In many respects Oxholm envisions a law school without walls. “There will be no moat and drawbridge around this law school,” Oxholm explained. “The law school faculty will teach in other parts of the university and collaborate with the faculty in related fields. Our students will be able to take courses in business, arts management and public health, and we will urge students to pursue joint degrees. Ours will be integrated, practical learning—integrated with the university and the broader community.”

To hear Oxholm and others tell it, it all sounds wonderful. But starting a new law school is a big job. And quite a few obstacles still remain. Formal approval for the law school must first be granted by the Pennsylvania Department of Education, which is anticipated by the end of this month. The school must hire an excellent faculty, and then enroll students who are able to go to many law schools, but are willing to come to Drexel even though it will not be accredited. The ABA’s accreditation process cannot begin until the school has completed its first academic year. This means that Drexel’s first three classes of students will be agreeing to attend an unaccredited law school. Drexel is targeting August 2008 for ABA accreditation, with Drexel’s first law school class graduating in May 2009, and Oxholm is confident this is achievable. “If Appalachian School of Law can be accredited, and it is, there is no possible way Drexel won’t meet the tests.”

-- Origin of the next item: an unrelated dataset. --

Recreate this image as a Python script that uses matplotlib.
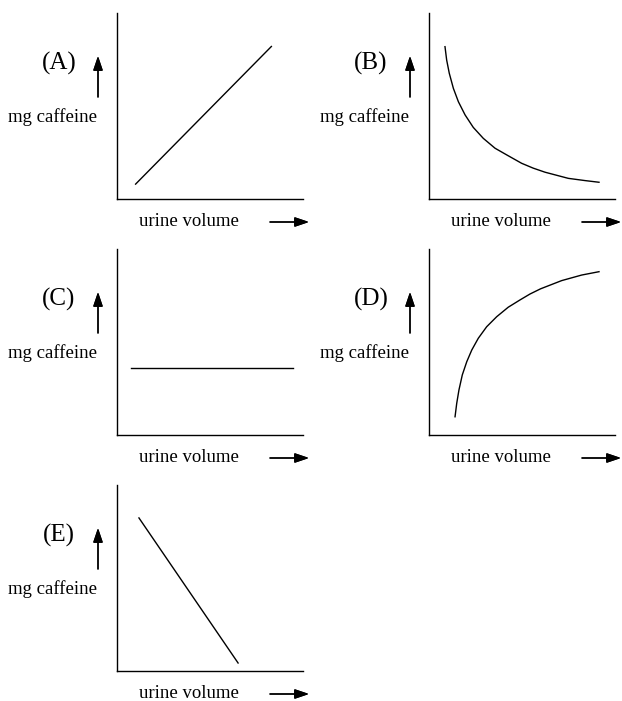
import matplotlib
matplotlib.use('Agg')
import matplotlib.pyplot as plt

# five sketch graphs: mg caffeine vs urine volume
labels = ['(A)', '(B)', '(C)', '(D)', '(E)']
y_text = 'mg caffeine'
x_text = 'urine volume'

a_x = [0.10, 0.83]
a_y = [0.08, 0.82]

b_x = [0.086, 0.095, 0.109, 0.131, 0.158, 0.194, 0.238, 0.292, 0.355, 0.418,
       0.498, 0.560, 0.624, 0.749, 0.839, 0.914]
b_y = [0.819, 0.747, 0.676, 0.595, 0.523, 0.452, 0.385, 0.326, 0.273, 0.237,
       0.192, 0.166, 0.144, 0.111, 0.099, 0.090]

c_x = [0.075, 0.946]
c_y = [0.36, 0.36]

d_x = [0.140, 0.149, 0.161, 0.179, 0.203, 0.230, 0.265, 0.310, 0.364, 0.426,
       0.489, 0.543, 0.600, 0.713, 0.821, 0.914]
d_y = [0.098, 0.170, 0.242, 0.323, 0.394, 0.457, 0.520, 0.582, 0.636, 0.687,
       0.726, 0.758, 0.786, 0.830, 0.860, 0.878]

e_x = [0.118, 0.651]
e_y = [0.823, 0.043]

curves = [(a_x, a_y), (b_x, b_y), (c_x, c_y), (d_x, d_y), (e_x, e_y)]

W, H = 622, 701
# top-left corner of each plot box, in pixels
origins = [(117, 13), (429, 13), (117, 249), (429, 249), (117, 485)]
box = 186

plt.rcParams['font.family'] = 'Liberation Serif'
fig = plt.figure(figsize=(W / 100, H / 100), dpi=100)


def fp(x, y):
    return (x / W, 1 - y / H)


for lab, (xs, ys), (ox, oy) in zip(labels, curves, origins):
    ax = fig.add_axes([ox / W, 1 - (oy + box) / H, box / W, box / H])
    ax.plot(xs, ys, color='black', lw=1.0, solid_joinstyle='round')
    ax.set_xlim(0, 1)
    ax.set_ylim(0, 1)
    ax.set_xticks([])
    ax.set_yticks([])
    for s in ['top', 'right']:
        ax.spines[s].set_visible(False)
    for s in ['left', 'bottom']:
        ax.spines[s].set_linewidth(1.0)

    fig.text(*fp(ox - 58, oy + 50), lab, fontsize=18, ha='center', va='center')
    fig.text(*fp(ox - 64, oy + 104), y_text, fontsize=13.5, ha='center', va='center')
    fig.text(*fp(ox + 72, oy + 209), x_text, fontsize=13.5, ha='center', va='center')

    arrow = dict(arrowstyle='-|>,head_length=0.86,head_width=0.29', color='black',
                 lw=1.0, shrinkA=0, shrinkB=0, mutation_scale=10)
    fig.add_artist(plt.annotate('', xy=fp(ox - 19, oy + 43), xytext=fp(ox - 19, oy + 84),
                                xycoords='figure fraction', textcoords='figure fraction',
                                arrowprops=arrow))
    fig.add_artist(plt.annotate('', xy=fp(ox + 192, oy + 209), xytext=fp(ox + 153, oy + 209),
                                xycoords='figure fraction', textcoords='figure fraction',
                                arrowprops=arrow))

fig.savefig('out.png', dpi=100)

What will make good students go to Drexel Law? Oxholm says they will get discounts so that their tuition will be on par with state schools such as Temple and Rutgers. Classes will be small, with the largest classes topping off at about sixty students, and the student-faculty ratio will be close to ten to one, promising an almost unique learning environment. When they graduate, all students will have at least one real-life experience in the law and one meaningful reference.

Plus, pro bono service will be mandatory for all students. The school plans to require that all J.D. students perform at least fifty hours of public service as a condition of graduating. The school’s motto—Scientia, Ars, Officium (Knowledge, Skill, Duty)—expresses what its Web site confirms: “We will do our best to introduce you to the lawyer’s professional obligation to help the poor and acquaint you with Philadelphia’s public interest and pro bono legal community. We want to make sure you have the experience of helping someone who could not otherwise afford to retain a lawyer.”

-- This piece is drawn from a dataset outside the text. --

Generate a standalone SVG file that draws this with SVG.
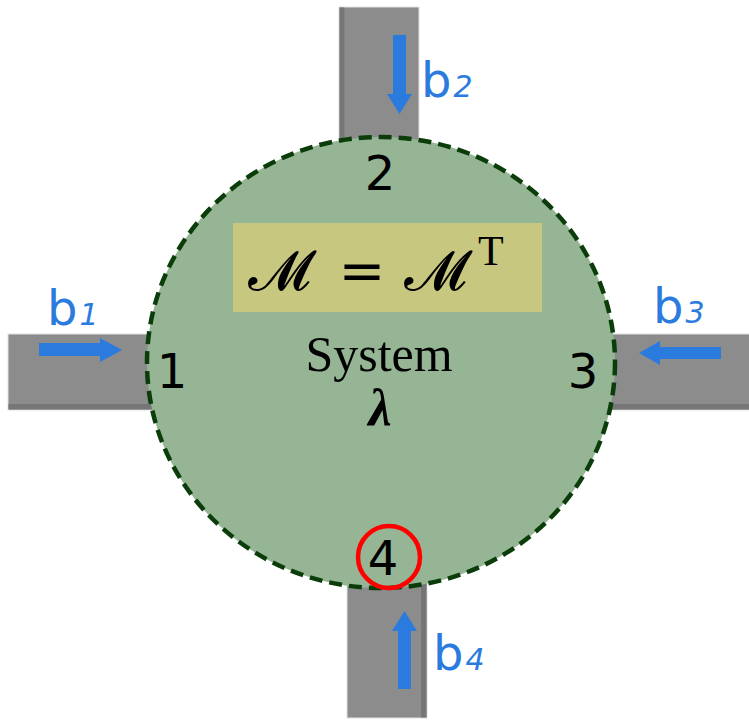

While Oxholm admits Drexel “has laid out an ambitious agenda and we’ve got a lot of work ahead of us,” he said he’s been energized by the response the university has received from the legal community, the nonprofit and business community and others. And he adds that other area law schools have been “welcoming, helpful and cooperative.”

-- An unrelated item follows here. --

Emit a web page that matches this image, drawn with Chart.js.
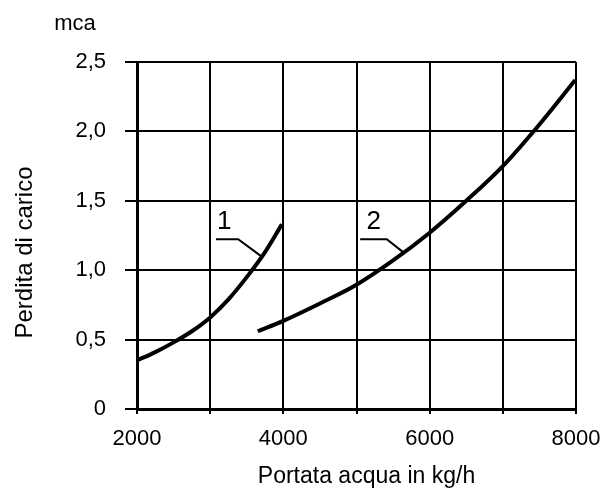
<!DOCTYPE html>
<html><head><meta charset="utf-8">
<script src="https://cdn.jsdelivr.net/npm/chart.js@4/dist/chart.umd.min.js"></script>
<style>html,body{margin:0;padding:0;background:#fff}#wrap{width:600px;height:491px}</style>
</head><body><div id="wrap"><canvas id="c" width="600" height="491"></canvas></div>
<script>
// ---- data ----
const flow1 = [2000, 2250, 2500, 2750, 3000, 3250, 3500, 3750, 3980];
const loss1 = [0.35, 0.41, 0.48, 0.56, 0.66, 0.79, 0.95, 1.13, 1.33];
const flow2 = [3650, 4000, 4500, 5000, 5500, 6000, 6500, 7000, 7500, 7990];
const loss2 = [0.56, 0.635, 0.76, 0.895, 1.07, 1.27, 1.5, 1.75, 2.05, 2.37];
const xTickValues = [2000, 3000, 4000, 5000, 6000, 7000, 8000];
const xTickLabels = ['2000', '', '4000', '', '6000', '', '8000'];
const yTickValues = [0, 0.5, 1, 1.5, 2, 2.5];
const yTickLabels = ['0', '0,5', '1,0', '1,5', '2,0', '2,5'];
const xTitle = 'Portata acqua in kg/h';
const yTitle = 'Perdita di carico';
const yUnit = 'mca';
const curveNames = ['1', '2'];
// label anchors and leader lines, in data units
const nameAnchorsX = [3193, 5234];
const nameAnchorsY = [1.345, 1.345];
const leaderX = [[3079, 3383, 3700], [5050, 5414, 5637]];
const leaderY = [[1.223, 1.223, 1.10], [1.223, 1.223, 1.13]];

const FONT = "'Liberation Sans', Arial, sans-serif";

function pts(xs, ys) { return xs.map((x, i) => ({ x: x, y: ys[i] })); }

const annotate = {
  id: 'annotate',
  afterDraw(chart) {
    const ctx = chart.ctx, xs = chart.scales.x, ys = chart.scales.y, a = chart.chartArea;
    ctx.save();
    ctx.fillStyle = '#000';
    ctx.strokeStyle = '#000';
    // unit
    ctx.font = '22px ' + FONT;
    ctx.textAlign = 'center'; ctx.textBaseline = 'alphabetic';
    ctx.fillText(yUnit, 75, 30);
    // x title
    ctx.font = '23px ' + FONT;
    ctx.fillText(xTitle, (a.left + a.right) / 2 + 10, 483);
    // y title
    ctx.font = '24px ' + FONT;
    ctx.save();
    ctx.translate(25, (a.top + a.bottom) / 2 + 17);
    ctx.rotate(-Math.PI / 2);
    ctx.textBaseline = 'middle';
    ctx.fillText(yTitle, 0, 0);
    ctx.restore();
    // curve names with leaders
    ctx.font = '26px ' + FONT;
    ctx.textBaseline = 'middle';
    ctx.lineWidth = 2;
    curveNames.forEach((n, i) => {
      ctx.fillText(n, xs.getPixelForValue(nameAnchorsX[i]), ys.getPixelForValue(nameAnchorsY[i]));
      ctx.beginPath();
      leaderX[i].forEach((lx, j) => {
        const px = xs.getPixelForValue(lx), py = ys.getPixelForValue(leaderY[i][j]);
        if (j === 0) ctx.moveTo(px, py); else ctx.lineTo(px, py);
      });
      ctx.stroke();
    });
    ctx.restore();
  }
};

const lineStyle = { borderColor: '#000', borderWidth: 4, pointRadius: 0, fill: false,
  cubicInterpolationMode: 'monotone', borderCapStyle: 'butt' };

new Chart(document.getElementById('c'), {
  type: 'line',
  data: {
    datasets: [
      Object.assign({ label: curveNames[0], data: pts(flow1, loss1) }, lineStyle),
      Object.assign({ label: curveNames[1], data: pts(flow2, loss2) }, lineStyle)
    ]
  },
  options: {
    responsive: false,
    animation: false,
    devicePixelRatio: 1,
    layout: { padding: { top: 62, right: 24, left: 0, bottom: 0 } },
    plugins: { legend: { display: false }, tooltip: { enabled: false } },
    scales: {
      x: {
        type: 'linear', min: 2000, max: 8000,
        afterBuildTicks(s) { s.ticks = xTickValues.map(v => ({ value: v })); },
        ticks: { autoSkip: false, maxRotation: 0, color: '#000', padding: 12,
          font: { family: FONT, size: 22 },
          callback(v) { const i = xTickValues.indexOf(v); return i >= 0 ? xTickLabels[i] : ''; } },
        grid: { color: '#000', lineWidth: 2, tickLength: 5, drawTicks: true },
        border: { color: '#000', width: 3 },
        afterFit(s) { s.height = 82; s.paddingLeft = 0; s.paddingRight = 0; }
      },
      y: {
        type: 'linear', min: 0, max: 2.5,
        afterBuildTicks(s) { s.ticks = yTickValues.map(v => ({ value: v })); },
        ticks: { color: '#000', padding: 19, font: { family: FONT, size: 22 },
          callback(v) { const i = yTickValues.indexOf(v); return i >= 0 ? yTickLabels[i] : ''; } },
        grid: { color: '#000', lineWidth: 2, tickLength: 12, drawTicks: true },
        border: { color: '#000', width: 3 },
        afterFit(s) { s.width = 137; s.paddingTop = 0; s.paddingBottom = 0; }
      }
    }
  },
  plugins: [annotate]
});
</script>
</body></html>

“I think people recognize that we want to expand the pie, not fight over what’s already here,” he explained. “There are many ways to approach the law. It is at its core a disciplined, focused way of approaching issues that will help people in all careers become successful. The law itself is very important today, and a legal education opens a great many doors of opportunity. We’re out to help open some more of those doors for future generations.”